* [Dataset section]

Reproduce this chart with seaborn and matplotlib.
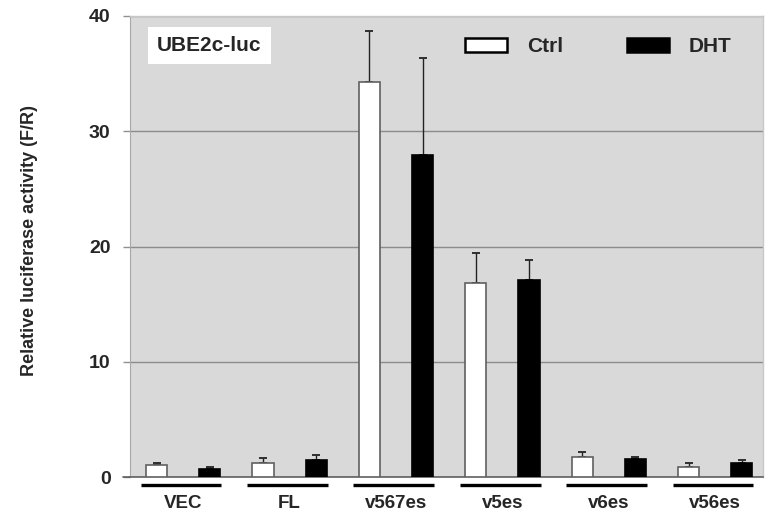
import numpy as np
import pandas as pd
import matplotlib
matplotlib.use("Agg")
import matplotlib.pyplot as plt
import matplotlib.transforms as mtransforms
from matplotlib.patches import Patch
import seaborn as sns

# Luciferase reporter data (UBE2c-luc), mean and upper SD per construct
groups = ["VEC", "FL", "v567es", "v5es", "v6es", "v56es"]
conditions = ["Ctrl", "DHT"]
ctrl_mean = [1.0, 1.24, 34.3, 16.8, 1.73, 0.9]
ctrl_err = [0.19, 0.44, 4.4, 2.66, 0.41, 0.29]
dht_mean = [0.67, 1.5, 27.9, 17.07, 1.59, 1.19]
dht_err = [0.23, 0.44, 8.45, 1.73, 0.17, 0.31]
y_ticks = [0, 10, 20, 30, 40]

df = pd.DataFrame({
    "group": groups * 2,
    "condition": ["Ctrl"] * len(groups) + ["DHT"] * len(groups),
    "value": ctrl_mean + dht_mean,
})
errs = {"Ctrl": ctrl_err, "DHT": dht_err}

sns.set_style("white")
plt.rcParams["font.family"] = ["Liberation Sans", "DejaVu Sans"]
plt.rcParams["font.weight"] = "bold"

fig = plt.figure(figsize=(7.69, 5.15), dpi=100)
ax = fig.add_axes([130 / 769, 38 / 515, 633 / 769, 461 / 515])
ax.set_facecolor("#d9d9d9")

sns.barplot(
    data=df, x="group", y="value", hue="condition", order=groups,
    hue_order=conditions, palette={"Ctrl": "white", "DHT": "black"},
    width=1.0, gap=0.6, errorbar=None, legend=False, ax=ax,
    edgecolor="#606060", linewidth=1.2, zorder=3,
)
for cont, cond in zip(ax.containers, conditions):
    xs = [b.get_x() + b.get_width() / 2 for b in cont]
    ys = [b.get_height() for b in cont]
    if cond == "DHT":
        for b in cont:
            b.set_edgecolor("black")
    ax.errorbar(xs, ys, yerr=[np.zeros(len(ys)), errs[cond]], fmt="none",
                ecolor="#222222", elinewidth=1.0, capsize=3, capthick=1.3,
                zorder=2)

ax.set_xlim(-0.5, 5.45)
ax.set_ylim(0, 40)
ax.set_yticks(y_ticks)
ax.yaxis.grid(True, color="#8c8c8c", linewidth=1.0)
ax.set_axisbelow(True)
ax.tick_params(axis="y", direction="out", length=5, width=1, color="#909090",
               pad=9, labelsize=14, left=True)
ax.tick_params(axis="x", length=0, pad=13, labelsize=13.5)
for lbl in ax.get_yticklabels() + ax.get_xticklabels():
    lbl.set_fontweight("bold")

ax.set_xlabel("")
ax.set_ylabel("Relative luciferase activity (F/R)", fontsize=13,
              fontweight="bold")
ax.yaxis.set_label_coords(-0.145, 0.514)

for side in ["top", "right"]:
    ax.spines[side].set_color("#c8c8c8")
    ax.spines[side].set_linewidth(1.0)
ax.spines["left"].set_color("#a8a8a8")
ax.spines["bottom"].set_color("#606060")
ax.spines["bottom"].set_linewidth(1.2)
# extend the baseline slightly left of the plot area
ax.plot([-0.565, -0.5], [0, 0], color="#606060", lw=1.2, clip_on=False)

# underlines below each construct label
trans = mtransforms.blended_transform_factory(ax.transData, ax.transAxes)
for i in range(len(groups)):
    ax.plot([i - 0.40, i + 0.36], [-0.0174, -0.0174], color="black", lw=2.4,
            transform=trans, clip_on=False, solid_capstyle="butt")

ax.text(0.125, 0.936, "UBE2c-luc", transform=ax.transAxes, ha="center",
        va="center", fontsize=15, fontweight="bold",
        bbox=dict(boxstyle="square,pad=0.45", facecolor="white",
                  edgecolor="none"), zorder=5)

handles = [Patch(facecolor="white", edgecolor="black", linewidth=1.8),
           Patch(facecolor="black", edgecolor="black", linewidth=1.8)]
leg = ax.legend(handles, conditions, loc="center left",
                bbox_to_anchor=((465 - 130) / 633, 1 - (47 - 16) / 461),
                ncol=2, frameon=False, borderpad=0, borderaxespad=0,
                handlelength=2.0, handleheight=0.67, handletextpad=0.96,
                columnspacing=3.1, prop={"size": 15, "weight": "bold"})

fig.savefig("out.png", dpi=100)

* [Exercise task] Write out again, exactly, the lines from the start of the listing up to the line containing "ax.yaxis.set_label_coords(-0.145, 0.514)", with both ends and without pictures.

* [Complete response]
Reproduce this chart with seaborn and matplotlib.
import numpy as np
import pandas as pd
import matplotlib
matplotlib.use("Agg")
import matplotlib.pyplot as plt
import matplotlib.transforms as mtransforms
from matplotlib.patches import Patch
import seaborn as sns

# Luciferase reporter data (UBE2c-luc), mean and upper SD per construct
groups = ["VEC", "FL", "v567es", "v5es", "v6es", "v56es"]
conditions = ["Ctrl", "DHT"]
ctrl_mean = [1.0, 1.24, 34.3, 16.8, 1.73, 0.9]
ctrl_err = [0.19, 0.44, 4.4, 2.66, 0.41, 0.29]
dht_mean = [0.67, 1.5, 27.9, 17.07, 1.59, 1.19]
dht_err = [0.23, 0.44, 8.45, 1.73, 0.17, 0.31]
y_ticks = [0, 10, 20, 30, 40]

df = pd.DataFrame({
    "group": groups * 2,
    "condition": ["Ctrl"] * len(groups) + ["DHT"] * len(groups),
    "value": ctrl_mean + dht_mean,
})
errs = {"Ctrl": ctrl_err, "DHT": dht_err}

sns.set_style("white")
plt.rcParams["font.family"] = ["Liberation Sans", "DejaVu Sans"]
plt.rcParams["font.weight"] = "bold"

fig = plt.figure(figsize=(7.69, 5.15), dpi=100)
ax = fig.add_axes([130 / 769, 38 / 515, 633 / 769, 461 / 515])
ax.set_facecolor("#d9d9d9")

sns.barplot(
    data=df, x="group", y="value", hue="condition", order=groups,
    hue_order=conditions, palette={"Ctrl": "white", "DHT": "black"},
    width=1.0, gap=0.6, errorbar=None, legend=False, ax=ax,
    edgecolor="#606060", linewidth=1.2, zorder=3,
)
for cont, cond in zip(ax.containers, conditions):
    xs = [b.get_x() + b.get_width() / 2 for b in cont]
    ys = [b.get_height() for b in cont]
    if cond == "DHT":
        for b in cont:
            b.set_edgecolor("black")
    ax.errorbar(xs, ys, yerr=[np.zeros(len(ys)), errs[cond]], fmt="none",
                ecolor="#222222", elinewidth=1.0, capsize=3, capthick=1.3,
                zorder=2)

ax.set_xlim(-0.5, 5.45)
ax.set_ylim(0, 40)
ax.set_yticks(y_ticks)
ax.yaxis.grid(True, color="#8c8c8c", linewidth=1.0)
ax.set_axisbelow(True)
ax.tick_params(axis="y", direction="out", length=5, width=1, color="#909090",
               pad=9, labelsize=14, left=True)
ax.tick_params(axis="x", length=0, pad=13, labelsize=13.5)
for lbl in ax.get_yticklabels() + ax.get_xticklabels():
    lbl.set_fontweight("bold")

ax.set_xlabel("")
ax.set_ylabel("Relative luciferase activity (F/R)", fontsize=13,
              fontweight="bold")
ax.yaxis.set_label_coords(-0.145, 0.514)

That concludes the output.